La Direction de la pêche a le même rôle que la Direction de l’élevage. De plus, dans certains pays, il existe de grandes sociétés de pêche mixtes ou appartenant à l’Etat dont elle doit suivre la gestion.

1.3.3 Les Chambres consulaires

Les Chambres de commerce et d’agriculture sont plus ou moins bien structurées et dynamiques selon les pays. Jusqu’à il y a peu de temps, dans de nombreux pays, elles regroupaient généralement les commerçants, les agriculteurs, les artisans, et parfois même les industriels.
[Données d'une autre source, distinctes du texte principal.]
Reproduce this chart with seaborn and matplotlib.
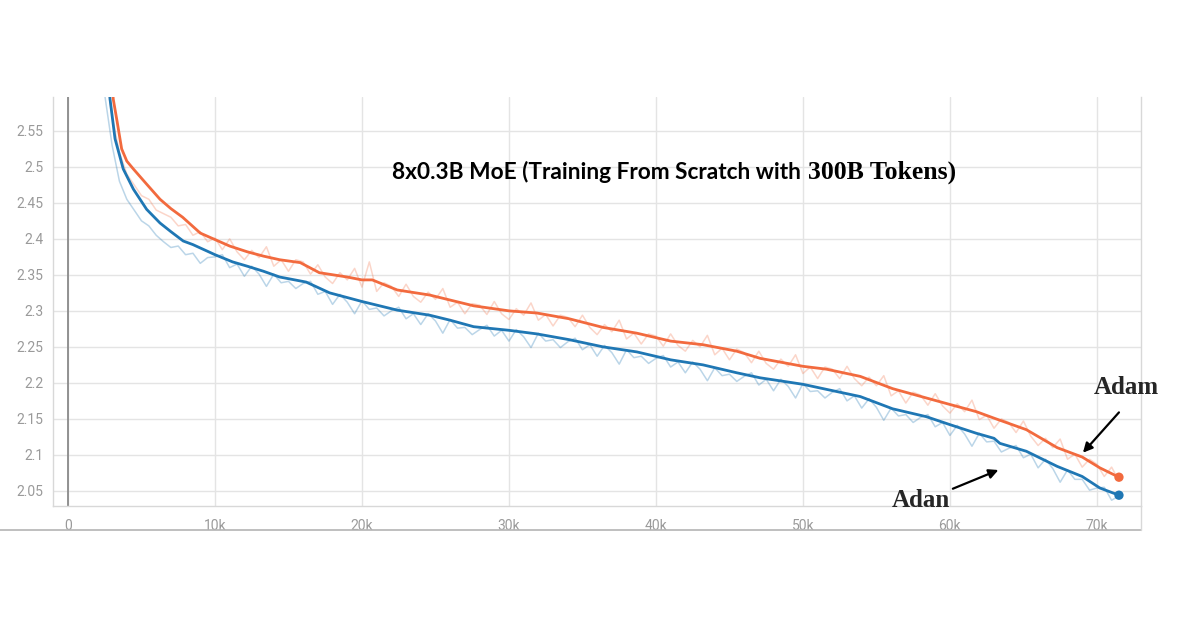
import numpy as np
import pandas as pd
import matplotlib
matplotlib.use("Agg")
import matplotlib.pyplot as plt
import seaborn as sns
from matplotlib.lines import Line2D
from matplotlib.ticker import FuncFormatter, FixedLocator

# ---------------- data ----------------
raw_steps = np.arange(2000, 71501, 500)

adam_raw = [
    2.72, 2.64, 2.57, 2.52, 2.49, 2.475, 2.46, 2.455, 2.44, 2.435, 2.43, 2.418, 2.42, 2.405, 2.41, 2.396,
    2.401, 2.385, 2.400, 2.382, 2.371, 2.384, 2.374, 2.389, 2.362, 2.371, 2.355, 2.371,
    2.368, 2.351, 2.364, 2.347, 2.338, 2.353, 2.343, 2.359, 2.333, 2.368, 2.327, 2.339,
    2.334, 2.320, 2.337, 2.320, 2.312, 2.326, 2.316, 2.331, 2.305, 2.312, 2.296, 2.310,
    2.308, 2.295, 2.313, 2.296, 2.288, 2.303, 2.294, 2.311, 2.287, 2.295, 2.279, 2.294,
    2.291, 2.278, 2.294, 2.277, 2.267, 2.281, 2.271, 2.287, 2.261, 2.269, 2.254, 2.268,
    2.265, 2.251, 2.268, 2.252, 2.244, 2.259, 2.250, 2.266, 2.239, 2.248, 2.232, 2.247,
    2.242, 2.228, 2.244, 2.227, 2.219, 2.233, 2.223, 2.239, 2.213, 2.222, 2.206, 2.222,
    2.219, 2.206, 2.223, 2.206, 2.196, 2.208, 2.196, 2.210, 2.182, 2.189, 2.172, 2.187,
    2.183, 2.169, 2.185, 2.168, 2.158, 2.171, 2.160, 2.176, 2.149, 2.155, 2.137, 2.150,
    2.145, 2.131, 2.147, 2.126, 2.113, 2.123, 2.110, 2.122, 2.094, 2.101, 2.083, 2.094,
    2.087, 2.070, 2.083, 2.064,
]

adan_raw = [
    2.70, 2.60, 2.53, 2.48, 2.455, 2.44, 2.425, 2.418, 2.405, 2.396, 2.388, 2.39, 2.378, 2.38, 2.366, 2.374,
    2.375, 2.378, 2.360, 2.365, 2.348, 2.362, 2.351, 2.334, 2.351, 2.339, 2.341, 2.331,
    2.338, 2.341, 2.323, 2.327, 2.309, 2.323, 2.312, 2.296, 2.314, 2.302, 2.304, 2.293,
    2.300, 2.305, 2.289, 2.296, 2.281, 2.296, 2.286, 2.269, 2.288, 2.276, 2.277, 2.267,
    2.274, 2.280, 2.265, 2.273, 2.258, 2.274, 2.264, 2.249, 2.269, 2.258, 2.260, 2.249,
    2.257, 2.262, 2.246, 2.253, 2.237, 2.252, 2.242, 2.226, 2.246, 2.235, 2.237, 2.227,
    2.234, 2.238, 2.222, 2.229, 2.214, 2.229, 2.219, 2.203, 2.221, 2.210, 2.212, 2.202,
    2.209, 2.214, 2.197, 2.205, 2.189, 2.205, 2.195, 2.179, 2.199, 2.188, 2.189, 2.179,
    2.187, 2.192, 2.175, 2.182, 2.165, 2.178, 2.166, 2.148, 2.165, 2.154, 2.156, 2.145,
    2.152, 2.156, 2.139, 2.145, 2.127, 2.141, 2.129, 2.112, 2.130, 2.118, 2.119, 2.104,
    2.109, 2.113, 2.096, 2.101, 2.082, 2.094, 2.081, 2.062, 2.079, 2.066, 2.066, 2.051,
    2.054, 2.055, 2.037, 2.043,
]

adam_smooth_x = [2900, 3080, 3350, 3650, 4000, 4450, 5350, 6260, 7000, 7800,
                 9000, 10000, 11000, 12200, 13300, 14400, 15800, 17100, 19000, 20000,
                 20700, 22400, 24600, 26000, 27600, 30000, 31900, 34100, 36400, 38700,
                 41000, 43200, 45500, 47100, 50000, 51600, 53900, 56100, 58400, 60000,
                 61800, 63000, 65200, 66800, 67300, 69000, 70200, 71500]
adam_smooth_y = [2.64, 2.594, 2.562, 2.525, 2.508, 2.497, 2.476, 2.455, 2.442, 2.430,
                 2.408, 2.399, 2.390, 2.382, 2.376, 2.371, 2.367, 2.353, 2.347, 2.343,
                 2.343, 2.329, 2.322, 2.315, 2.307, 2.300, 2.297, 2.289, 2.277, 2.269,
                 2.258, 2.253, 2.244, 2.234, 2.223, 2.219, 2.209, 2.192, 2.179, 2.170,
                 2.160, 2.151, 2.135, 2.116, 2.110, 2.097, 2.082, 2.069]

adan_smooth_x = [2700, 2860, 3200, 3760, 4450, 5350, 6260, 7000, 7840, 8500,
                 10000, 11200, 12200, 13300, 14400, 16200, 17800, 20000, 22400, 24600,
                 26000, 27600, 30000, 31900, 34100, 36400, 38700, 41000, 43200, 45500,
                 47100, 50000, 51600, 53900, 56100, 58400, 60000, 61800, 63000, 63400,
                 65200, 66800, 67300, 69000, 70200, 71500]
adan_smooth_y = [2.64, 2.594, 2.539, 2.497, 2.469, 2.441, 2.422, 2.410, 2.397, 2.392,
                 2.378, 2.368, 2.362, 2.355, 2.347, 2.340, 2.325, 2.313, 2.301, 2.294,
                 2.287, 2.278, 2.273, 2.268, 2.260, 2.250, 2.243, 2.232, 2.225, 2.214,
                 2.207, 2.198, 2.191, 2.181, 2.164, 2.153, 2.142, 2.130, 2.123, 2.116,
                 2.105, 2.089, 2.084, 2.070, 2.054, 2.044]

x_ticks = [0, 10000, 20000, 30000, 40000, 50000, 60000, 70000]
x_tick_labels = ["0", "10k", "20k", "30k", "40k", "50k", "60k", "70k"]
y_ticks = [2.05, 2.1, 2.15, 2.2, 2.25, 2.3, 2.35, 2.4, 2.45, 2.5, 2.55]

title_sans = "8x0.3B MoE (Training From Scratch with "
title_serif = "300B Tokens)"

ADAM = "#f26a3e"
ADAN = "#1f77b4"

# ---------------- figure ----------------
sns.set_theme(style="whitegrid")
plt.rcParams['font.family'] = ['Roboto', 'DejaVu Sans']

fig = plt.figure(figsize=(12, 6.3), dpi=100)
L, R, T, B = 53, 1141, 97, 506
ax = fig.add_axes([L / 1200, 1 - B / 630, (R - L) / 1200, (B - T) / 630])
ax.set_facecolor("white")

raw_df = pd.DataFrame({"step": raw_steps, "Adam": adam_raw, "Adan": adan_raw})
adam_df = pd.DataFrame({"step": adam_smooth_x, "loss": adam_smooth_y})
adan_df = pd.DataFrame({"step": adan_smooth_x, "loss": adan_smooth_y})

sns.lineplot(data=raw_df, x="step", y="Adan", ax=ax, color=ADAN, alpha=0.3, lw=1.1, legend=False)
sns.lineplot(data=raw_df, x="step", y="Adam", ax=ax, color=ADAM, alpha=0.28, lw=1.1, legend=False)
sns.lineplot(data=adan_df, x="step", y="loss", ax=ax, color=ADAN, lw=2.0, legend=False)
sns.lineplot(data=adam_df, x="step", y="loss", ax=ax, color=ADAM, lw=2.0, legend=False)
sns.scatterplot(x=[adam_smooth_x[-1]], y=[adam_smooth_y[-1]], ax=ax, color=ADAM, s=45,
                edgecolor="none", zorder=5, legend=False)
sns.scatterplot(x=[adan_smooth_x[-1]], y=[adan_smooth_y[-1]], ax=ax, color=ADAN, s=45,
                edgecolor="none", zorder=5, legend=False)

ax.axvline(0, color="#8a8a8a", lw=1.3, zorder=1)

ax.set_xlim(-1020, 73000)
ax.set_ylim(2.029, 2.597)
ax.xaxis.set_major_locator(FixedLocator(x_ticks))
ax.set_xticklabels(x_tick_labels)
ax.yaxis.set_major_locator(FixedLocator(y_ticks))
ax.yaxis.set_major_formatter(FuncFormatter(lambda v, p: ("%.2f" % v).rstrip("0").rstrip(".")))
ax.set_xlabel("")
ax.set_ylabel("")
ax.grid(True, color="#e4e4e4", lw=1.0)
ax.tick_params(axis="both", length=4, width=1, color="#dcdcdc", labelcolor="#9a9a9a",
               labelsize=10, pad=3)
ax.tick_params(axis="x", pad=5)
for side in ["left", "bottom", "right"]:
    ax.spines[side].set_visible(True)
    ax.spines[side].set_color("#d8d8d8")
    ax.spines[side].set_linewidth(1.0)
ax.spines["top"].set_visible(False)

# outer frame lines below the plot
fig.add_artist(Line2D([0, R / 1200], [1 - 530 / 630] * 2, color="#b4b4b4", lw=1.2,
                      transform=fig.transFigure))
fig.add_artist(Line2D([R / 1200] * 2, [1 - 530 / 630, 1 - B / 630], color="#d8d8d8", lw=1.0,
                      transform=fig.transFigure))

# title (two fonts)
ty = 1 - 172 / 630
fig.text(806 / 1200, ty, title_sans, ha="right", va="center", fontsize=16.3,
         fontweight="bold", family=["Lato", "DejaVu Sans"], color="black")
fig.text(808 / 1200, ty, title_serif, ha="left", va="center", fontsize=18.5,
         fontweight="bold", family=["Liberation Serif", "DejaVu Serif"], color="black")

# annotations
arrow = dict(arrowstyle="-|>", color="black", lw=1.6, mutation_scale=14, shrinkA=0, shrinkB=0)
ax.annotate("", xy=(69050, 2.103), xytext=(71500, 2.159), arrowprops=arrow, annotation_clip=False)
ax.annotate("", xy=(63300, 2.079), xytext=(60200, 2.053), arrowprops=arrow, annotation_clip=False)
ax.text(72000, 2.193, "Adam", ha="center", va="center", fontsize=18, fontweight="bold",
        family=["Liberation Serif", "DejaVu Serif"], clip_on=False)
ax.text(58000, 2.036, "Adan", ha="center", va="center", fontsize=18, fontweight="bold",
        family=["Liberation Serif", "DejaVu Serif"], clip_on=False)

fig.savefig("out.png", dpi=100, facecolor="white")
Ces Chambres de commerce et d’agriculture ont longtemps été des coquilles vides, entièrement dévouées à l’Etat et à ses Ministères. Les présidents étaient nommés par l’Etat. Cependant, depuis la libéralisation de l’économie, la tendance est à la séparation et à la création d’une Chambre consulaire pour chacune de ces professions, et à l’élection démocratique des présidents. Actuellement, elles regroupent aussi un certain nombre d’adhérents individuels et des associations professionnelles.

Leur rôle, dans l’approvisionnement alimentaire des villes, est indirect et encore peu efficace. Elles sont là pour favoriser le rassemblement et l’organisation des commerçants en vue de faciliter les contacts entre eux et éventuellement leur mobilisation pour la défense de leur profession. Elles sont le cadre privilégié pour le dialogue avec l’Etat pour tout ce qui concerne le rôle des opérateurs privés dans l’économie nationale. Dans l’avenir, ces Chambres consulaires, bien structurées, devraient aider l’Etat et les commerçants à mieux planifier les quantités et les flux alimentaires, et à fournir des services d’information, de formation, etc (KOITE, 1997).

1.3.4 Les Services de sécurité

Les Services de la police, de la gendarmerie et quelquefois de l’armée interviennent directement dans l’approvisionnement des villes en produits vivriers. En effet, dans tous les pays d’Afrique subsaharienne, de multiples barrages sont dressés sur les routes à l’intérieur et aux frontières des pays pour contrôler les marchandises et les personnes. Ces barrages sont une véritable plaie pour l’approvisionnement en produits locaux et importés, car les opérateurs doivent alors payer des volumes importants de taxes illicites pour acheminer les produits vers la ville.

1.3.5 L’Administration des marchés

Chaque marché possède son équipe d’administrateurs qui le gère. L’administrateur et ses collègues participent à la perception des taxes destinées aux budgets communaux, préfectoraux et nationaux. Ils attribuent les places aux commerçants et assurent la propreté et la sécurité du marché. L’Administration du marché veille aussi au climat d’entente entre les opérateurs. L’administrateur peut être un commerçant élu par les autres commerçants du marché mais, le plus souvent, c’est un homme désigné par la Préfecture ou le Ministère du commerce (ou des finances).

1.4 Les opérateurs internationaux

Dans beaucoup de pays africains, les bailleurs de fonds et les organismes internationaux (PNUD, CEE, PAM, FAO, etc.) interviennent au niveau des SADA dans le cadre de projets d’appui à la production et à la commercialisation des produits. Cette participation revêt plusieurs formes: appui technique, logistique, et encadrement des cadres des Ministères concernés ou des Chambres consulaires, organisation et assistance des organisations paysannes, mise en place de crédits à la commercialisation, mise en place de banques de céréales, importation et distribution de l’aide alimentaire, etc.